┌─ DATA SECTION

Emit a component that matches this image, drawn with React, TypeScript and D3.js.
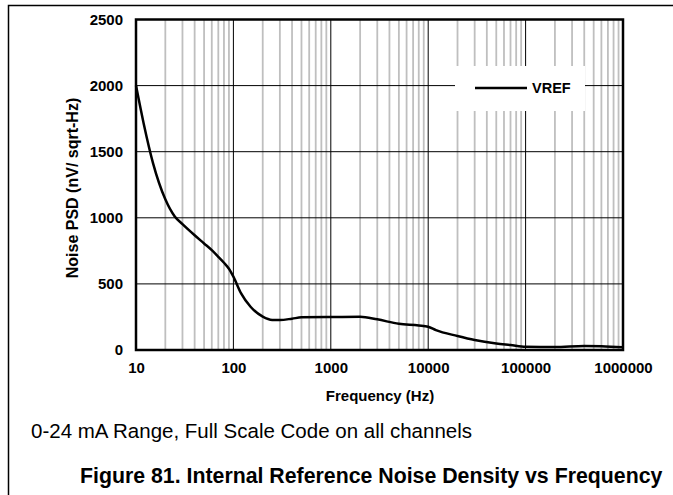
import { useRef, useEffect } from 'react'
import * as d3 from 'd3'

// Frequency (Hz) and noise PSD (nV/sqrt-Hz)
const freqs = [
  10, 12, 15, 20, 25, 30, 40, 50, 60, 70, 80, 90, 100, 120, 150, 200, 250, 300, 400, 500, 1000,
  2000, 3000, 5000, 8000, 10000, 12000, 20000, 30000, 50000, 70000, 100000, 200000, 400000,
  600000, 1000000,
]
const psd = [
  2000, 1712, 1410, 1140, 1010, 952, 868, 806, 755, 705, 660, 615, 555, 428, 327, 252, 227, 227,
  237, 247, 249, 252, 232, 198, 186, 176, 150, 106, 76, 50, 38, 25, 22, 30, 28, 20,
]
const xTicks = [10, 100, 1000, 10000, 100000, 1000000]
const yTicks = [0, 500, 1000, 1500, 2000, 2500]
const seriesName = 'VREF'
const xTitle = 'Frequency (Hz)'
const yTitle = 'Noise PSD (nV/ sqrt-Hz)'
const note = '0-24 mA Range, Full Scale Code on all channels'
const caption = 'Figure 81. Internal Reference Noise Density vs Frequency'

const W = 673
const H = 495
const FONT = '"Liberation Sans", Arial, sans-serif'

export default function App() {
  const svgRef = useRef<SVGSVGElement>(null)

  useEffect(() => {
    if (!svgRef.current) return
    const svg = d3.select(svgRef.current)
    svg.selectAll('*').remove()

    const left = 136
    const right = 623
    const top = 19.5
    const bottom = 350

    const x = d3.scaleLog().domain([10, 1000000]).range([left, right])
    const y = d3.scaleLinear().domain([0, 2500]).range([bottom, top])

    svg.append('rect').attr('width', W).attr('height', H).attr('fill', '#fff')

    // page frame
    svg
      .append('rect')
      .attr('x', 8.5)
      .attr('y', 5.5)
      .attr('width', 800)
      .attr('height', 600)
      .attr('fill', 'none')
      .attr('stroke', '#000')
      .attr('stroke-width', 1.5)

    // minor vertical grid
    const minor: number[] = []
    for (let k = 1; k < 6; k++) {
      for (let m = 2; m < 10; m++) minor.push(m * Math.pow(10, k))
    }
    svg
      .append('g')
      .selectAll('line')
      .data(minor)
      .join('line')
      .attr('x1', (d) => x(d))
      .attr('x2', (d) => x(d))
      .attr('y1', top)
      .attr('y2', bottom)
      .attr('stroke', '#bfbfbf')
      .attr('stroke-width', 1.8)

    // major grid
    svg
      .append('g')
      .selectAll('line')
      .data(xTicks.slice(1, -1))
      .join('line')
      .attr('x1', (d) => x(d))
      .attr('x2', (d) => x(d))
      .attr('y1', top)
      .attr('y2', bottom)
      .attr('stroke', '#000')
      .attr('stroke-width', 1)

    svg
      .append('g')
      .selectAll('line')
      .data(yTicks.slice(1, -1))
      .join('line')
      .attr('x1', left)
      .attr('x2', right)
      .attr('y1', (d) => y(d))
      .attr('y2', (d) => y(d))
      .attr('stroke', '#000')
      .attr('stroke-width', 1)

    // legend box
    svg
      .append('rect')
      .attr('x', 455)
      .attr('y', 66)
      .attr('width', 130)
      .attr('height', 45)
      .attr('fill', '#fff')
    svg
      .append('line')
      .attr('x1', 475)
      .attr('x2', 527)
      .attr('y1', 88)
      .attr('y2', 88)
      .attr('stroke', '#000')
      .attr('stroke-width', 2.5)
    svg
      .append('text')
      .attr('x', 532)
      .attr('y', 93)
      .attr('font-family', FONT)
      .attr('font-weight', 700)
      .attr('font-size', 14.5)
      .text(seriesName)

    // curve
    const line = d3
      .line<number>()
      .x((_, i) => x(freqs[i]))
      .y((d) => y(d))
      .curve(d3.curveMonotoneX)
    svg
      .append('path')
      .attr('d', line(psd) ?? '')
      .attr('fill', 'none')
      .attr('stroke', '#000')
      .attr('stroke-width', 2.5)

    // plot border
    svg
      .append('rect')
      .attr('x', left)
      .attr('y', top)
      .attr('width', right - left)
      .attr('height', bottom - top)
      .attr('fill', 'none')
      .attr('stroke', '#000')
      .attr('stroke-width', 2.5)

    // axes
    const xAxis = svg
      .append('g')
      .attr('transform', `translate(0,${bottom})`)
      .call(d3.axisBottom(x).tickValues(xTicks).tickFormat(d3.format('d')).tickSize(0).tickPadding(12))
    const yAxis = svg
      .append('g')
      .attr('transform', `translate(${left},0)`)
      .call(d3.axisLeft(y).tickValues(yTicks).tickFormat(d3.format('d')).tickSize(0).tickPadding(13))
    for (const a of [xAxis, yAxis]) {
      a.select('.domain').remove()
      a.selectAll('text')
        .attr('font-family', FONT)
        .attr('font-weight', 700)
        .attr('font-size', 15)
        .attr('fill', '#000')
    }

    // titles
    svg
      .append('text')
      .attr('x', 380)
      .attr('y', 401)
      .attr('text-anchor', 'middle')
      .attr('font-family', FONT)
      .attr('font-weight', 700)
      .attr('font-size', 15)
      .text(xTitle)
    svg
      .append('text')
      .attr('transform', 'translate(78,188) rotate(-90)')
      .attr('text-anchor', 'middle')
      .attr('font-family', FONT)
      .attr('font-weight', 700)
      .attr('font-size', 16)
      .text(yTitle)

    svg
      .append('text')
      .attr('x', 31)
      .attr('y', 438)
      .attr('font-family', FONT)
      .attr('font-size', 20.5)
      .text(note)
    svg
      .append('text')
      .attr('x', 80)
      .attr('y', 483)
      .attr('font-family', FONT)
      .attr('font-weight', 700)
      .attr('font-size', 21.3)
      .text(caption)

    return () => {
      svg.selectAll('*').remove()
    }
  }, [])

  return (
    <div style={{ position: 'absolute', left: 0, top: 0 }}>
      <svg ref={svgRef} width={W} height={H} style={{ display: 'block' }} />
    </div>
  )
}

└─

▶ WHAT IS BEING ASKED: Starting at the top of the listing above, please restate word for word each line up to and including the one that holds "import * as d3 from 'd3'", omitting every image.

▶ TASK RESPONSE:
Emit a component that matches this image, drawn with React, TypeScript and D3.js.
import { useRef, useEffect } from 'react'
import * as d3 from 'd3'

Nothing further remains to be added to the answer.